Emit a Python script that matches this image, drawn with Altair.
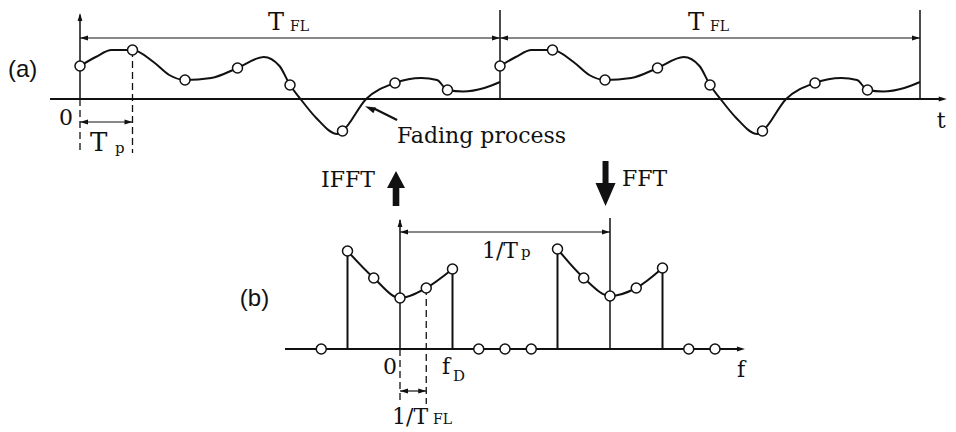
import altair as alt
import pandas as pd

# ---------------- (a) time domain : time in units of Tp, amplitude (arbitrary) ----------------
period_t = 8                      # T_FL = 8 Tp
curve_t = [0, 0.3, 0.6, 1.0, 1.4, 1.7, 2.0, 2.5, 3.0, 3.5, 3.8, 4.0, 4.2, 4.5, 4.9, 5.0,
           5.45, 6.0, 6.5, 6.8, 7.0, 7.3, 7.7, 8.0]
curve_a = [3.3, 4.2, 4.9, 4.9, 3.7, 2.4, 1.9, 2.1, 3.1, 4.2, 3.3, 1.4, 0.0, -1.9, -3.5, -3.2,
           0.0, 1.6, 2.1, 1.9, 0.9, 0.75, 1.1, 1.7]
sample_t = [0, 1, 2, 3, 4, 5, 6, 7]
sample_a = [3.3, 4.9, 1.9, 3.1, 1.4, -3.2, 1.6, 0.9]

# ---------------- (b) frequency domain : frequency in units of 1/T_FL ----------------
period_f = 8                      # 1/Tp = 8 / T_FL
spec_f = [-2, -1, 0, 1, 2]
spec_m = [9.8, 7.1, 5.1, 6.1, 8.0]
spec2_m = [10.0, 7.1, 5.3, 6.1, 8.1]
zero_f = [-3, 3, 4, 5, 11, 12]

INK = "#111111"
SERIF = "DejaVu Serif"
SANS = "Liberation Sans"
HEAD = "M0,0 L-2,-0.6 L-2,0.6 Z"          # small arrow head, tip at origin, pointing right
UP_BLOCK = "M0,0 L0.9,1.7 L0.33,1.7 L0.33,3.5 L-0.33,3.5 L-0.33,1.7 L-0.9,1.7 Z"
DOWN_BLOCK = "M0,0 L1,-2.3 L0.3,-2.3 L0.3,-4.5 L-0.3,-4.5 L-0.3,-2.3 L-1,-2.3 Z"

TX = [-1.37143, 16.53333]
TY = [-6.1, 9.1]
FX = [-14.9333, 20.8762]
FY = [-7.6, 18.8]


def enc(xd, yd, two=False):
    e = dict(
        x=alt.X("x:Q", scale=alt.Scale(domain=xd, nice=False, zero=False), axis=None),
        y=alt.Y("y:Q", scale=alt.Scale(domain=yd, nice=False, zero=False), axis=None),
    )
    if two:
        e["x2"] = "x2:Q"
        e["y2"] = "y2:Q"
    return e


def rules(rows, xd, yd, width=1.5, dash=None):
    df = pd.DataFrame(rows, columns=["x", "y", "x2", "y2"])
    kw = dict(color=INK, strokeWidth=width)
    if dash:
        kw["strokeDash"] = dash
    return alt.Chart(df).mark_rule(**kw).encode(**enc(xd, yd, True))


def heads(rows, xd, yd, size=64, shape=HEAD):
    df = pd.DataFrame(rows, columns=["x", "y", "angle"])
    return alt.Chart(df).mark_point(shape=shape, filled=True, fill=INK, stroke=INK,
                                     strokeWidth=0, size=size, opacity=1).encode(
        angle=alt.Angle("angle:Q", scale=None), **enc(xd, yd))


def texts(rows, xd, yd, font=SERIF, size=22, align="left", baseline="alphabetic"):
    df = pd.DataFrame(rows, columns=["x", "y", "label"])
    return alt.Chart(df).mark_text(font=font, fontSize=size, align=align, baseline=baseline,
                                   color=INK).encode(text="label:N", **enc(xd, yd))


def circles(df, xd, yd):
    return alt.Chart(df).mark_point(shape="circle", filled=True, fill="white", stroke=INK,
                                    strokeWidth=1.5, size=100, opacity=1).encode(**enc(xd, yd))


# ---------------- panel (a) ----------------
curve_df = pd.DataFrame({
    "x": [t + k * period_t for k in range(2) for t in curve_t],
    "y": curve_a * 2,
    "period": [k for k in range(2) for _ in curve_t],
})
samp_df = pd.DataFrame({
    "x": [t + k * period_t for k in range(2) for t in sample_t],
    "y": sample_a * 2,
})

top_layers = [
    rules([[-0.571, 0, 16.4, 0]], TX, TY, width=2),                      # t axis
    rules([[0, 0, 0, 8.4]], TX, TY, width=1.5),                          # amplitude axis
    rules([[8, 0, 8, 8.9], [16, 0, 16, 8.9]], TX, TY, width=1.5),        # period borders
    rules([[0, 6.1, 16, 6.1]], TX, TY, width=1.2),                        # T_FL dimension
    rules([[0, 0, 0, -5.4], [1, 4.9, 1, -5.4]], TX, TY, width=1.3, dash=[7, 4]),
    rules([[0, -2.3, 1, -2.3]], TX, TY, width=1.2),                       # Tp dimension
    rules([[6.04, -2.1, 5.6, -0.95]], TX, TY, width=2.2),                 # fading arrow shaft
    heads([[16.51, 0, 0], [0, 8.6, 270],
           [0, 6.1, 180], [8, 6.1, 0], [8, 6.1, 180], [16, 6.1, 0],
           [0, -2.3, 180], [1, -2.3, 0]], TX, TY),
    heads([[5.43, -0.72, 203.6]], TX, TY, size=110),
    alt.Chart(curve_df).mark_line(color=INK, strokeWidth=2, interpolate="monotone").encode(
        detail="period:N", **enc(TX, TY)),
    circles(samp_df, TX, TY),
    texts([[-1.371, 2.9, "(a)"]], TX, TY, font=SANS, size=24, baseline="middle"),
    texts([[3.58, 6.9, "T"], [11.58, 6.9, "T"]], TX, TY, size=24),
    texts([[0.19, -5.2, "T"]], TX, TY, size=26),
    texts([[4.0, 6.8, "FL"], [12.0, 6.8, "FL"]], TX, TY, size=14),
    texts([[0.667, -5.35, "p"]], TX, TY, size=15),
    texts([[-0.267, -2.6, "0"]], TX, TY, size=22, align="center"),
    texts([[16.32, -2.9, "t"]], TX, TY, size=22),
    texts([[6.04, -4.4, "Fading process"]], TX, TY, size=22),
]
top = alt.layer(*top_layers).properties(width=940, height=152)

# ---------------- panel (b) ----------------
spec_df = pd.DataFrame({
    "x": spec_f + [f + period_f for f in spec_f],
    "y": spec_m + spec2_m,
    "grp": ["a"] * len(spec_f) + ["b"] * len(spec_f),
})
zero_df = pd.DataFrame({"x": zero_f, "y": [0.0] * len(zero_f)})

bot_layers = [
    rules([[-4.38, 0, 13.0, 0]], FX, FY, width=2),                       # f axis
    rules([[0, 0, 0, 12.9]], FX, FY, width=1.5),                          # spectrum axis
    rules([[-2, 0, -2, spec_m[0]], [2, 0, 2, spec_m[4]],
           [6, 0, 6, spec2_m[0]], [10, 0, 10, spec2_m[4]]], FX, FY, width=2),
    rules([[8, 0, 8, 13.1]], FX, FY, width=1.5),
    rules([[0, 0, 0, -5.5], [1, spec_m[3], 1, -5.5]], FX, FY, width=1.3, dash=[7, 4]),
    rules([[0, -4.2, 1, -4.2]], FX, FY, width=1.2),                       # 1/T_FL dimension
    rules([[0, 11.7, 8, 11.7]], FX, FY, width=1.2),                       # 1/Tp dimension
    heads([[13.14, 0, 0], [0, 13.0, 270],
           [0, -4.2, 180], [1, -4.2, 0], [0, 11.7, 180], [8, 11.7, 0]], FX, FY),
    heads([[-0.152, 17.8, 0]], FX, FY, size=400, shape=UP_BLOCK),
    heads([[7.83, 14.3, 0]], FX, FY, size=400, shape=DOWN_BLOCK),
    alt.Chart(spec_df).mark_line(color=INK, strokeWidth=2, interpolate="monotone").encode(
        detail="grp:N", **enc(FX, FY)),
    circles(spec_df, FX, FY),
    circles(zero_df, FX, FY),
    texts([[-3.01, 16.2, "IFFT"], [8.46, 16.3, "FFT"]], FX, FY, size=22),
    texts([[-6.1, 5.0, "(b)"]], FX, FY, font=SANS, size=24, baseline="middle"),
    texts([[3.12, 9.1, "1/T"], [-0.3, -7.5, "1/T"]], FX, FY, size=22),
    texts([[4.61, 9.2, "p"]], FX, FY, size=15),
    texts([[1.26, -7.5, "FL"]], FX, FY, size=14),
    texts([[-0.38, -2.5, "0"]], FX, FY, size=22, align="center"),
    texts([[1.6, -2.5, "f"], [12.84, -2.8, "f"]], FX, FY, size=22),
    texts([[2.02, -3.2, "D"]], FX, FY, size=15),
]
bottom = alt.layer(*bot_layers).properties(width=940, height=264)

chart = alt.vconcat(top, bottom, spacing=0).properties(
    padding=0, background="white"
).configure_view(stroke=None)

chart.save("out.html", embed_options={"renderer": "svg", "actions": False})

_____

Stated problem = Restate each line from the start of the listing through the line bearing "return alt.Chart(df).mark_rule(**kw).encode(**enc(xd, yd, True))" word for word. Drop the pictures.

Output of the exercise =
Emit a Python script that matches this image, drawn with Altair.
import altair as alt
import pandas as pd

# ---------------- (a) time domain : time in units of Tp, amplitude (arbitrary) ----------------
period_t = 8                      # T_FL = 8 Tp
curve_t = [0, 0.3, 0.6, 1.0, 1.4, 1.7, 2.0, 2.5, 3.0, 3.5, 3.8, 4.0, 4.2, 4.5, 4.9, 5.0,
           5.45, 6.0, 6.5, 6.8, 7.0, 7.3, 7.7, 8.0]
curve_a = [3.3, 4.2, 4.9, 4.9, 3.7, 2.4, 1.9, 2.1, 3.1, 4.2, 3.3, 1.4, 0.0, -1.9, -3.5, -3.2,
           0.0, 1.6, 2.1, 1.9, 0.9, 0.75, 1.1, 1.7]
sample_t = [0, 1, 2, 3, 4, 5, 6, 7]
sample_a = [3.3, 4.9, 1.9, 3.1, 1.4, -3.2, 1.6, 0.9]

# ---------------- (b) frequency domain : frequency in units of 1/T_FL ----------------
period_f = 8                      # 1/Tp = 8 / T_FL
spec_f = [-2, -1, 0, 1, 2]
spec_m = [9.8, 7.1, 5.1, 6.1, 8.0]
spec2_m = [10.0, 7.1, 5.3, 6.1, 8.1]
zero_f = [-3, 3, 4, 5, 11, 12]

INK = "#111111"
SERIF = "DejaVu Serif"
SANS = "Liberation Sans"
HEAD = "M0,0 L-2,-0.6 L-2,0.6 Z"          # small arrow head, tip at origin, pointing right
UP_BLOCK = "M0,0 L0.9,1.7 L0.33,1.7 L0.33,3.5 L-0.33,3.5 L-0.33,1.7 L-0.9,1.7 Z"
DOWN_BLOCK = "M0,0 L1,-2.3 L0.3,-2.3 L0.3,-4.5 L-0.3,-4.5 L-0.3,-2.3 L-1,-2.3 Z"

TX = [-1.37143, 16.53333]
TY = [-6.1, 9.1]
FX = [-14.9333, 20.8762]
FY = [-7.6, 18.8]


def enc(xd, yd, two=False):
    e = dict(
        x=alt.X("x:Q", scale=alt.Scale(domain=xd, nice=False, zero=False), axis=None),
        y=alt.Y("y:Q", scale=alt.Scale(domain=yd, nice=False, zero=False), axis=None),
    )
    if two:
        e["x2"] = "x2:Q"
        e["y2"] = "y2:Q"
    return e


def rules(rows, xd, yd, width=1.5, dash=None):
    df = pd.DataFrame(rows, columns=["x", "y", "x2", "y2"])
    kw = dict(color=INK, strokeWidth=width)
    if dash:
        kw["strokeDash"] = dash
    return alt.Chart(df).mark_rule(**kw).encode(**enc(xd, yd, True))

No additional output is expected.